►

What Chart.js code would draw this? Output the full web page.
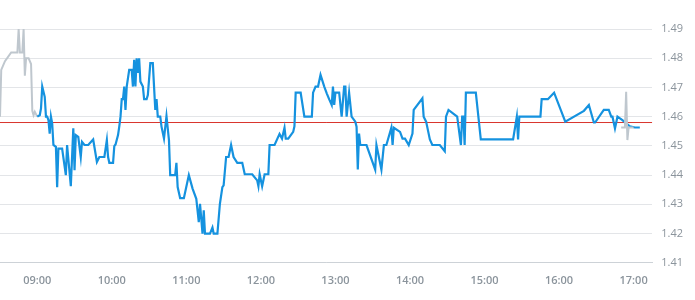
<!DOCTYPE html>
<html>
<head>
<meta charset="utf-8">
<script src="https://cdn.jsdelivr.net/npm/chart.js@4.4.1/dist/chart.umd.min.js"></script>
<style>
    html, body { margin: 0; padding: 0; background: #ffffff; }
    #wrap { width: 695px; height: 300px; position: relative; }
</style>
</head>
<body>
<div id="wrap"><canvas id="priceChart"></canvas></div>
<script>
// pre-market (grey)
const preTimes = ["08:30", "08:31", "08:34", "08:39", "08:44", "08:45", "08:46", "08:48", "08:49", "08:50", "08:51", "08:53", "08:55", "08:56", "08:57", "08:58", "09:00"];
const prePrices = [1.460, 1.476, 1.479, 1.482, 1.482, 1.490, 1.482, 1.482, 1.490, 1.474, 1.480, 1.480, 1.478, 1.462, 1.4605, 1.4617, 1.460];

// trading session (blue)
const sessionTimes = [
    "09:00", "09:02", "09:03", "09:04", "09:06", "09:07", "09:08", "09:09", "09:10", "09:11", "09:12", "09:13", "09:15", "09:16", "09:17", "09:20",
    "09:23", "09:24", "09:27", "09:29", "09:30", "09:31", "09:33", "09:35", "09:36", "09:38", "09:41", "09:45", "09:48", "09:50", "09:54", "09:56",
    "09:57", "09:58", "10:01", "10:02", "10:03", "10:05", "10:06", "10:07", "10:08", "10:09", "10:10", "10:11", "10:12", "10:14", "10:16", "10:17",
    "10:18", "10:19", "10:20", "10:21", "10:22", "10:23", "10:25", "10:26", "10:28", "10:29", "10:31", "10:33", "10:34", "10:35", "10:36", "10:37",
    "10:39", "10:40", "10:42", "10:44", "10:46", "10:47", "10:51", "10:52", "10:53", "10:55", "10:58", "11:02", "11:05", "11:08", "11:09", "11:10",
    "11:11", "11:13", "11:14", "11:15", "11:19", "11:21", "11:22", "11:25", "11:27", "11:29", "11:30", "11:32", "11:34", "11:36", "11:38", "11:41",
    "11:45", "11:47", "11:53", "11:57", "11:58", "11:59", "12:01", "12:03", "12:06", "12:07", "12:11", "12:15", "12:17", "12:19", "12:20", "12:22",
    "12:26", "12:27", "12:28", "12:32", "12:35", "12:41", "12:42", "12:44", "12:46", "12:48", "12:51", "12:53", "12:55", "12:57", "12:58", "12:59",
    "13:00", "13:03", "13:05", "13:07", "13:08", "13:09", "13:11", "13:13", "13:16", "13:17", "13:18", "13:19", "13:20", "13:25", "13:32", "13:33",
    "13:37", "13:39", "13:41", "13:45", "13:46", "13:47", "13:52", "13:54", "13:56", "13:59", "14:02", "14:03", "14:10", "14:11", "14:13", "14:16",
    "14:18", "14:24", "14:28", "14:29", "14:31", "14:38", "14:41", "14:42", "14:43", "14:44", "14:45", "14:53", "14:57", "15:23", "15:26", "15:27",
    "15:28", "15:45", "15:46", "15:51", "15:56", "16:05", "16:20", "16:24", "16:28", "16:29", "16:36", "16:40", "16:42", "16:43", "16:45", "16:47",
    "16:51", "16:54", "16:57", "17:01", "17:05"
];
const sessionPrices = [
    1.4600, 1.4605, 1.4628, 1.4703, 1.4668, 1.4600, 1.4600, 1.4588, 1.4542, 1.4600, 1.4577, 1.4503, 1.4497, 1.4359, 1.4491, 1.4491,
    1.4400, 1.4503, 1.4362, 1.4560, 1.4417, 1.4537, 1.4531, 1.4462, 1.4514, 1.4503, 1.4503, 1.4522, 1.4445, 1.4462, 1.4462, 1.4520,
    1.4462, 1.4442, 1.4442, 1.4499, 1.4505, 1.4537, 1.4566, 1.4600, 1.4660, 1.4660, 1.4703, 1.4623, 1.4703, 1.4760, 1.4760, 1.4703,
    1.4795, 1.4703, 1.4800, 1.4750, 1.4800, 1.4720, 1.4703, 1.4660, 1.4660, 1.4674, 1.4783, 1.4783, 1.4703, 1.4623, 1.4660, 1.4600,
    1.4600, 1.4566, 1.4525, 1.4602, 1.4520, 1.4400, 1.4400, 1.4442, 1.4359, 1.4321, 1.4321, 1.4400, 1.4354, 1.4319, 1.4279, 1.4239,
    1.4302, 1.4200, 1.4280, 1.4200, 1.4200, 1.4221, 1.4200, 1.4200, 1.4302, 1.4359, 1.4365, 1.4462, 1.4462, 1.4503, 1.4462, 1.4442,
    1.4442, 1.4403, 1.4403, 1.4382, 1.4362, 1.4403, 1.4362, 1.4403, 1.4403, 1.4503, 1.4503, 1.4541, 1.4525, 1.4562, 1.4525, 1.4525,
    1.4548, 1.4567, 1.4682, 1.4682, 1.4600, 1.4600, 1.4682, 1.4703, 1.4703, 1.4743, 1.4703, 1.4680, 1.4659, 1.4640, 1.4703, 1.4640,
    1.4682, 1.4682, 1.4600, 1.4703, 1.4703, 1.4600, 1.4682, 1.4600, 1.4583, 1.4566, 1.4419, 1.4542, 1.4503, 1.4503, 1.4419, 1.4503,
    1.4419, 1.4503, 1.4503, 1.4562, 1.4503, 1.4562, 1.4548, 1.4525, 1.4525, 1.4503, 1.4542, 1.4623, 1.4663, 1.4600, 1.4583, 1.4522,
    1.4503, 1.4503, 1.4482, 1.4600, 1.4623, 1.4600, 1.4503, 1.4600, 1.4600, 1.4503, 1.4682, 1.4682, 1.4522, 1.4522, 1.4600, 1.4522,
    1.4600, 1.4600, 1.4660, 1.4660, 1.4682, 1.4583, 1.4620, 1.4640, 1.4580, 1.4580, 1.4623, 1.4623, 1.4600, 1.4600, 1.4560, 1.4600,
    1.4588, 1.4577, 1.4567, 1.4563, 1.4563
];

// closing auction (grey)
const postTimes = ["16:50", "16:53", "16:54", "16:55", "16:56", "17:00"];
const postPrices = [1.4563, 1.4563, 1.4685, 1.4520, 1.4563, 1.4563];

const prevClose = 1.458;

const xStart = "08:30";
const xEnd = "17:15";
const xTickLabels = ["09:00", "10:00", "11:00", "12:00", "13:00", "14:00", "15:00", "16:00", "17:00"];
const yTickValues = [1.41, 1.42, 1.43, 1.44, 1.45, 1.46, 1.47, 1.48, 1.49];

function toMinutes(t) {
    const parts = t.split(":");
    return Number(parts[0]) * 60 + Number(parts[1]);
}

function toLabel(m) {
    const h = Math.floor(m / 60);
    const mm = m % 60;
    return String(h).padStart(2, "0") + ":" + String(mm).padStart(2, "0");
}

function toPoints(times, prices) {
    return times.map((t, i) => ({ x: toMinutes(t), y: prices[i] }));
}

const ctx = document.getElementById("priceChart").getContext("2d");

new Chart(ctx, {
    type: "line",
    data: {
        datasets: [
            {
                data: toPoints(postTimes, postPrices),
                borderColor: "#bfc7ce",
                borderWidth: 2,
                pointRadius: 0,
                order: 0
            },
            {
                data: toPoints(sessionTimes, sessionPrices),
                borderColor: "#1592df",
                borderWidth: 2.2,
                pointRadius: 0,
                order: 1
            },
            {
                data: toPoints(preTimes, prePrices),
                borderColor: "#bfc7ce",
                borderWidth: 2,
                pointRadius: 0,
                order: 2
            },
            {
                data: [
                    { x: toMinutes(xStart), y: prevClose },
                    { x: toMinutes(xEnd), y: prevClose }
                ],
                borderColor: "#d9362e",
                borderWidth: 1,
                pointRadius: 0,
                order: 3
            }
        ]
    },
    options: {
        responsive: true,
        maintainAspectRatio: false,
        animation: false,
        layout: {
            padding: { top: 29, bottom: 2, left: 0, right: 3 }
        },
        plugins: {
            legend: { display: false },
            tooltip: { enabled: false }
        },
        scales: {
            x: {
                type: "linear",
                min: toMinutes(xStart),
                max: toMinutes(xEnd),
                afterBuildTicks: function (scale) {
                    scale.ticks = xTickLabels.map(t => ({ value: toMinutes(t) }));
                },
                ticks: {
                    color: "#8b949c",
                    font: { family: "Open Sans", size: 11, weight: "600" },
                    padding: 11,
                    maxRotation: 0,
                    autoSkip: false,
                    callback: function (value) {
                        return toLabel(value);
                    }
                },
                grid: { display: false, drawTicks: false },
                border: { display: true, color: "#cdd2d7", width: 1 }
            },
            y: {
                position: "right",
                min: 1.41,
                max: 1.49,
                afterBuildTicks: function (scale) {
                    scale.ticks = yTickValues.map(v => ({ value: v }));
                },
                ticks: {
                    color: "#8b949c",
                    font: { family: "Open Sans", size: 11 },
                    padding: 9,
                    callback: function (value) {
                        return value.toFixed(2);
                    }
                },
                grid: {
                    color: "#e3e5e8",
                    drawTicks: false
                },
                border: { display: false }
            }
        }
    }
});
</script>
</body>
</html>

◄

• [What is needed]:
Set down again, exactly, the lines of the material above from its first line to the one with "1.4605, 1.4617, 1.460];", inclusive. Leave the pictures out.

• [Reply to the task]:
What Chart.js code would draw this? Output the full web page.
<!DOCTYPE html>
<html>
<head>
<meta charset="utf-8">
<script src="https://cdn.jsdelivr.net/npm/chart.js@4.4.1/dist/chart.umd.min.js"></script>
<style>
    html, body { margin: 0; padding: 0; background: #ffffff; }
    #wrap { width: 695px; height: 300px; position: relative; }
</style>
</head>
<body>
<div id="wrap"><canvas id="priceChart"></canvas></div>
<script>
// pre-market (grey)
const preTimes = ["08:30", "08:31", "08:34", "08:39", "08:44", "08:45", "08:46", "08:48", "08:49", "08:50", "08:51", "08:53", "08:55", "08:56", "08:57", "08:58", "09:00"];
const prePrices = [1.460, 1.476, 1.479, 1.482, 1.482, 1.490, 1.482, 1.482, 1.490, 1.474, 1.480, 1.480, 1.478, 1.462, 1.4605, 1.4617, 1.460];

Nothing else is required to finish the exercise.